I watched an interview, I think you did with the Journal Sentinel, and I think you said that part of the sketch came from people making fun of your Wisconsin accent or pointing out words that you said wrong. Were there any specific words that they thought you said different?

‘Opinion.’ You know. Put the ‘o’ in front of it. Emphasize the ‘o.’ Obviously ‘bubbler’ is one. They’re like, ‘A bubbler? Are you trying to smoke weed?’ Or there’s another term for a bubbler which is ‘in an aquarium.’ People are like, ‘No, you drink out of a water fountain.’ The Belasio, that’s a water fountain. So I would say a lot of words, but also just general accent. I would put a ‘bag’ — I emphasized that word wrong. Basically anything that rhymes with ‘bag.’ So yeah. If you’re going to be in the news business long enough, you have to neutralize your accent or it’s going to be a short, short time in the news biz. So, it wasn’t really my choice per say to get rid of my thicker Wisconsin accent.

What exactly is your process for coming up with these videos? Do you find the news first and then you come up with the joke, or do you kind of think about a structure of it, and you just find the news that fits?

I’m really big on listening. I spend probably a lot of time just listening to feedback from people who are watching it. They send me messages, or they’ll comment or whatever, and that’s not time wasted; it’s time well spent, because you really get the feedback from your audience and you figure out where people are at with things. That’s the guide. This is a show about the Wisconsin or the Midwest sensibility and it’s just trying to figure out where — because I know where I’m at, but I’m just one voice, and I’m trying to figure out where the whole area is at, or the whole state is at.

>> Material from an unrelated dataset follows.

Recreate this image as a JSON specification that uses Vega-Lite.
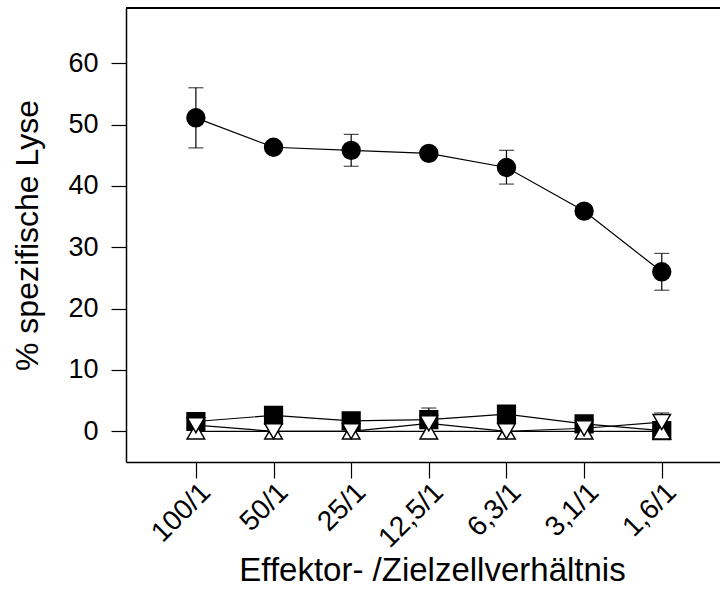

And you can never win doing that, but it’s good to get that constant feedback and to keep checking your intuition against it, and it’s a constant sort of re-directing. Like Siri. ‘Redirecting. You missed that turn.’ But back to your question, people will send me news stories or I will. I cruise news all the time, and so I’ll see something that piques my interest for one reason or another, and you attempt to just capture the thoughts and the feelings of the state and the country that week, and sometimes you’re more successful than others, but it’s a mix of local news, national news, and I like to find stories that highlight the absurd.

So not necessarily political, but things that we can all agree on. Bridge issues. Like, maybe we can’t agree on Republican or Democrat, but we can all agree that Charlottesville should not have happened. So finding issues like that, and just finding fun issues. You know? They don’t all have to have a deep philosophical message behind them because if that’s all this was, people wouldn’t watch it. You can’t forget what makes people have fun and enjoy it. So that’s got to be center as well. So there are a lot of considerations that go into it.

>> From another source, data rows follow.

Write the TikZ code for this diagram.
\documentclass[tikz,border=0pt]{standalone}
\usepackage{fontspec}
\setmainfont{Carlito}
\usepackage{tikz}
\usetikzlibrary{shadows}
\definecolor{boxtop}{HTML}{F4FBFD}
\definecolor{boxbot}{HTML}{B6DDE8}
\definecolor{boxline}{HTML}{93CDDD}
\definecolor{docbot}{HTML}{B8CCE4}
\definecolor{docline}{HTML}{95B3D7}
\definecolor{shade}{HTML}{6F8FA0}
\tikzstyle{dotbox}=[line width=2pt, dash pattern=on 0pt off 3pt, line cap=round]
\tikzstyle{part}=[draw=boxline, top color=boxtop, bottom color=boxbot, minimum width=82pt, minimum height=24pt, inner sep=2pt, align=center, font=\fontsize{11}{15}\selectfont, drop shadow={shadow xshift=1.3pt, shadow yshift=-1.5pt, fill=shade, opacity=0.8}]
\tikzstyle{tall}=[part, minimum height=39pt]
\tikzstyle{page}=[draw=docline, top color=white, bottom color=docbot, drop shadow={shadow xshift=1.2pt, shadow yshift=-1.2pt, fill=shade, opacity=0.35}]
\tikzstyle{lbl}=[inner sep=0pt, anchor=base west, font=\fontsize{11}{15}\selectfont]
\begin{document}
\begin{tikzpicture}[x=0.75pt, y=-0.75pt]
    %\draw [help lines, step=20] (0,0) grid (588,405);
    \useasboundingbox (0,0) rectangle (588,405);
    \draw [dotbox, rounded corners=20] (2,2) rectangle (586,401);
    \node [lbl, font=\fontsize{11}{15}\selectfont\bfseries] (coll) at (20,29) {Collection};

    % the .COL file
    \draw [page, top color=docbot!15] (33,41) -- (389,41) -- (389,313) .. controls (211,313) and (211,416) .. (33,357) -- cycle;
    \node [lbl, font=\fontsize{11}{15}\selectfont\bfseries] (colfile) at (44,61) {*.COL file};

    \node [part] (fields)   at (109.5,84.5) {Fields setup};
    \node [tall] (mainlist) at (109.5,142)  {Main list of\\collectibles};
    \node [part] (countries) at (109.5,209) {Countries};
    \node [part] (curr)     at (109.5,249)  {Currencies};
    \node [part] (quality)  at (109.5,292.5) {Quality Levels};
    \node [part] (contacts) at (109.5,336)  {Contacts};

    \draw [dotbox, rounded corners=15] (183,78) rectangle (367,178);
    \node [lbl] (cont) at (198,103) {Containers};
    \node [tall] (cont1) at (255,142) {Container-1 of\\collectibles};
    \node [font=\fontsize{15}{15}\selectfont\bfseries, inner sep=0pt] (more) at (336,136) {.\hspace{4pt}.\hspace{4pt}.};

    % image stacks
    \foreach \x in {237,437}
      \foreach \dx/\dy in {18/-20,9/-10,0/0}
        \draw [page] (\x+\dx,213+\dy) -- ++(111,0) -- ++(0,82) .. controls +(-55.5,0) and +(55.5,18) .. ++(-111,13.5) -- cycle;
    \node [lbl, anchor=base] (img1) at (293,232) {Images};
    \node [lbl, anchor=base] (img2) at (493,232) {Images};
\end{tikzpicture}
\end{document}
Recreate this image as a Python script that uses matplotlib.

You said that comedy writing is very similar to news writing. Can you explain that a little more?

Basically the premise of all comedy writing and news writing is to reach the masses. With comedy, you’re trying to get jokes that are going to get the room laughing, and that’s because they are basically understanding what you’re saying and you guys are on the same page.

In the same way, nobody is writing a news article to go over somebody’s head. You’re doing it because you either need to get the facts out, or if you’ve put enough time in to make an investigative piece, you want that to penetrate and hit the most people possible, especially these days when it’s all about Twitter and it’s all about short-form content. You need to make something quick and punchy and ‘Why do I care?’ ‘So what?’ needs to be at the end of it right away.

Now that ‘so what’ can be in the form of information, where Journalism I think and comedy will put that ‘so what’ in terms of a punch line, but it’s a reason you’re getting it out there. So they’re very similar, and structurally speaking, you’re focusing on a generally younger reader.

You’re just trying to convey your point, and when you’re standing up on stage, if you’re taking people and they lose you, then you lose the room and it’s hard to get it back. So that’s why you don’t have many second chances I guess. If you lose the reader in the first paragraph, then forget about it. Then all the information is lost. You want to make every word count.